A: Lenders generally require the most recent paystub (30 days) and bank statements dated within the last 30–60 days. Tax returns are often required for the previous two years. Rules vary by lender and loan product (Consumer Financial Protection Bureau).
Q: Will my lender always need my tax transcripts?
A: Not always, but lenders commonly request IRS transcripts when self‑employment, rental income, or inconsistent incomes appear on paystubs. A signed Form 4506‑T allows the lender to get transcripts directly from the IRS.
Q: Can fixing my credit speed underwriting?
A: Yes — correcting errors before application prevents rework. If disputes are recent, provide documentation showing the dispute and any corrected balances (see our guide: Credit Report Errors: How to Document Disputes for Faster Correction).
Professional disclaimer
This content is educational and not personalized financial advice.

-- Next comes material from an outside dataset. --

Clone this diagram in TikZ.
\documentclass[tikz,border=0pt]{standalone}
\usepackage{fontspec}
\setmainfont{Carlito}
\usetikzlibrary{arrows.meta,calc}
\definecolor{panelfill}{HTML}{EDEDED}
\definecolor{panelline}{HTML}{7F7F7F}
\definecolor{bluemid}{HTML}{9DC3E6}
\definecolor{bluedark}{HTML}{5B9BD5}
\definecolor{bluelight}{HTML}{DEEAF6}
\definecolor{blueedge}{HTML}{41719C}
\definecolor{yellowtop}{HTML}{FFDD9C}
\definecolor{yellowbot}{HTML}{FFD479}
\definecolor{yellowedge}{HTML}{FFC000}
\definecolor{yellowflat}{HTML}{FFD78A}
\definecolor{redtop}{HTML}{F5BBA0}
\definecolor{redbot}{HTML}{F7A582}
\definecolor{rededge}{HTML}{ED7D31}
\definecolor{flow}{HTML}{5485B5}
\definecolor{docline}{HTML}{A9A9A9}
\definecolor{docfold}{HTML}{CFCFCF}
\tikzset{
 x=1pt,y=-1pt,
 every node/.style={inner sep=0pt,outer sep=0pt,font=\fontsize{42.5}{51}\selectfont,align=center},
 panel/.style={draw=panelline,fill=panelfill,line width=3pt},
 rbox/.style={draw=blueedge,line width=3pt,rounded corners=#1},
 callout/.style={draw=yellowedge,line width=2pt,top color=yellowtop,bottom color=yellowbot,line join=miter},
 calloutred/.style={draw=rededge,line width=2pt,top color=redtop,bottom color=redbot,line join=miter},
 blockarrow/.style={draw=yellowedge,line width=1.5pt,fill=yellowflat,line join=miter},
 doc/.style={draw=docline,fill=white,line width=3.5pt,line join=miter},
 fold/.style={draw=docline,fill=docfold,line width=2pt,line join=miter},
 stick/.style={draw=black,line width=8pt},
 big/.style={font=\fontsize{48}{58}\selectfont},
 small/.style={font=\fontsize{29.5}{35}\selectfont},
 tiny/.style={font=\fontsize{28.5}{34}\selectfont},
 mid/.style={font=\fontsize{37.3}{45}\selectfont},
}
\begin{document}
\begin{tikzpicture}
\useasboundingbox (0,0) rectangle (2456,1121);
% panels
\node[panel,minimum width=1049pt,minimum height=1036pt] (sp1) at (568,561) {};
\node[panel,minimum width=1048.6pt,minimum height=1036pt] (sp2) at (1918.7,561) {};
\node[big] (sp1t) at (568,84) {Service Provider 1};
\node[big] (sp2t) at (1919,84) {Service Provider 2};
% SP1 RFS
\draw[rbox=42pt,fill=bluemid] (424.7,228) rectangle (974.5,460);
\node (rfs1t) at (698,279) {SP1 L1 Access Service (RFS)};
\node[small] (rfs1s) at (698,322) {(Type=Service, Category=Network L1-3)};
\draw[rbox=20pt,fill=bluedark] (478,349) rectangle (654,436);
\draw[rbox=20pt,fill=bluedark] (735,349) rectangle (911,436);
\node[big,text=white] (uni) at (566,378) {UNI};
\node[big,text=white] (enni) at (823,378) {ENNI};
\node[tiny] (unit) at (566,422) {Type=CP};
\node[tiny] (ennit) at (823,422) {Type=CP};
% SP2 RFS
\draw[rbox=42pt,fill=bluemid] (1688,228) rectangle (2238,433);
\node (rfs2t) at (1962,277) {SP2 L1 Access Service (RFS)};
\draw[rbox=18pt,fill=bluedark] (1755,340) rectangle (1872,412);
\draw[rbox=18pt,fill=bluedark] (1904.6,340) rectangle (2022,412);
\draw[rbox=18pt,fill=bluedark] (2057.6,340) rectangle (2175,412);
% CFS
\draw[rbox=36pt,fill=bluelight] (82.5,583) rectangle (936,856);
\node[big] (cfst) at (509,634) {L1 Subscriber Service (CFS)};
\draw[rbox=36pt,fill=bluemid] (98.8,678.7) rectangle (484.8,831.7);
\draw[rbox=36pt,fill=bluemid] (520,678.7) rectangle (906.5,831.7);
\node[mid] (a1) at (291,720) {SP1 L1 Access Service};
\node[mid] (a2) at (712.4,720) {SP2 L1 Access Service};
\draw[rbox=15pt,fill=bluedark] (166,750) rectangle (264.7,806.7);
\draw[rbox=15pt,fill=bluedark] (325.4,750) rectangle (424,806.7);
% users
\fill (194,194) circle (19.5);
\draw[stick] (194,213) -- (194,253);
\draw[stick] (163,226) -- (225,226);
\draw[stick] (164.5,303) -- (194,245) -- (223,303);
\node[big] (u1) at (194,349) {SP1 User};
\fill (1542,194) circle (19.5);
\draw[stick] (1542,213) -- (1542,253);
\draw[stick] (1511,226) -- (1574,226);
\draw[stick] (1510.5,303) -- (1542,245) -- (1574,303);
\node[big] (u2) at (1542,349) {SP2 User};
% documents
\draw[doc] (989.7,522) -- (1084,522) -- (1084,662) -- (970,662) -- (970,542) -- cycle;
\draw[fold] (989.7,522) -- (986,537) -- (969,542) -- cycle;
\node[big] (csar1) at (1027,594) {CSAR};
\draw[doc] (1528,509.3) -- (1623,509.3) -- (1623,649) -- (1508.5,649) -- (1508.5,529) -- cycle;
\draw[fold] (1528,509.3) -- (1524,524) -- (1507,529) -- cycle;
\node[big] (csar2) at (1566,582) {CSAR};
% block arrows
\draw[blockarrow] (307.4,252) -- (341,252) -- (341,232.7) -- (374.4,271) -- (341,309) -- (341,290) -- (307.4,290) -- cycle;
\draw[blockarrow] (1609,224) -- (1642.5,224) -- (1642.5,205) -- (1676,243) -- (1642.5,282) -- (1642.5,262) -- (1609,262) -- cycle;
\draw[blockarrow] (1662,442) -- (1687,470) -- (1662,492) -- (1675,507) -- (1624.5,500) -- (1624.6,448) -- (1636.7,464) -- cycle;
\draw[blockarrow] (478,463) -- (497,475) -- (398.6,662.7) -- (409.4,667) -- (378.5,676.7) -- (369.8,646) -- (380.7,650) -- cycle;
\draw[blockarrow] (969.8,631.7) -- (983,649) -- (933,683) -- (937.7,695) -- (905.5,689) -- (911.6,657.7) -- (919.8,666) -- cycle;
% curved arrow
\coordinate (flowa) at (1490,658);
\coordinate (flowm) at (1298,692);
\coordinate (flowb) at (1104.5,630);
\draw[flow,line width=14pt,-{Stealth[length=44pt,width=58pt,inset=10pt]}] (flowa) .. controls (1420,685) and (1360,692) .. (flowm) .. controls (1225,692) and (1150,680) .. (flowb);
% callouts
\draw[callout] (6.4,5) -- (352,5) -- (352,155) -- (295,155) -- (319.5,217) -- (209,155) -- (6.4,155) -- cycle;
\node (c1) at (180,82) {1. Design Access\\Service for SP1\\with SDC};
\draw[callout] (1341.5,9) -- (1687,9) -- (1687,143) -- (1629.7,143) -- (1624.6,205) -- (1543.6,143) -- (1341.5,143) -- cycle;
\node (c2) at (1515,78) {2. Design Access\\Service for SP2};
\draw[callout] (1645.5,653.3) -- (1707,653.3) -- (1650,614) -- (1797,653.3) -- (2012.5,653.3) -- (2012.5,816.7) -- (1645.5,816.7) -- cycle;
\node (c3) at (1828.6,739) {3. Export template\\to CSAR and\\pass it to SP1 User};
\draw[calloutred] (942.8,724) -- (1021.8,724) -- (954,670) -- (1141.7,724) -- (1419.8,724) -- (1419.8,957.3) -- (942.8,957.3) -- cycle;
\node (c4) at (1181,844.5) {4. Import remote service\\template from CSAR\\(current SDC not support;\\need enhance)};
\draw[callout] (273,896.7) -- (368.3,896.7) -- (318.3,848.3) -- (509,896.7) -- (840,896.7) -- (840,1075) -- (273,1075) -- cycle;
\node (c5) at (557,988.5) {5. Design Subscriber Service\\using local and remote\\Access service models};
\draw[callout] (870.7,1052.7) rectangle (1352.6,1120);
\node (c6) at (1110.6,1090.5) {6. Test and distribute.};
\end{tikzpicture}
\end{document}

Rules and documentation requirements vary by lender and loan type; check your lender’s specific checklist and, if needed, consult a licensed mortgage broker, loan officer, or certified financial planner. For federal tax verification and transcripts see the IRS: https://www.irs.gov/individuals/get-transcript and for consumer protections visit the CFPB: https://www.consumerfinance.gov/.
Additional internal resources
- How Mortgage Underwriters Verify Self-Employment Income: https://finhelp.io/glossary/how-mortgage-underwriters-verify-self-employment-income/
- Stress‑Testing Income for Mortgage Approvals: https://finhelp.io/glossary/stress-testing-income-for-mortgage-approvals-lender-methods/
- Credit Report Dispute Documentation: https://finhelp.io/glossary/credit-report-errors-how-to-document-disputes-for-faster-correction/
In my 15+ years helping borrowers prepare, completeness and clarity are the two biggest accelerators of underwriting speed. A well‑organized document packet answers an underwriter’s questions before they ask them — and that reliably shortens closing timelines.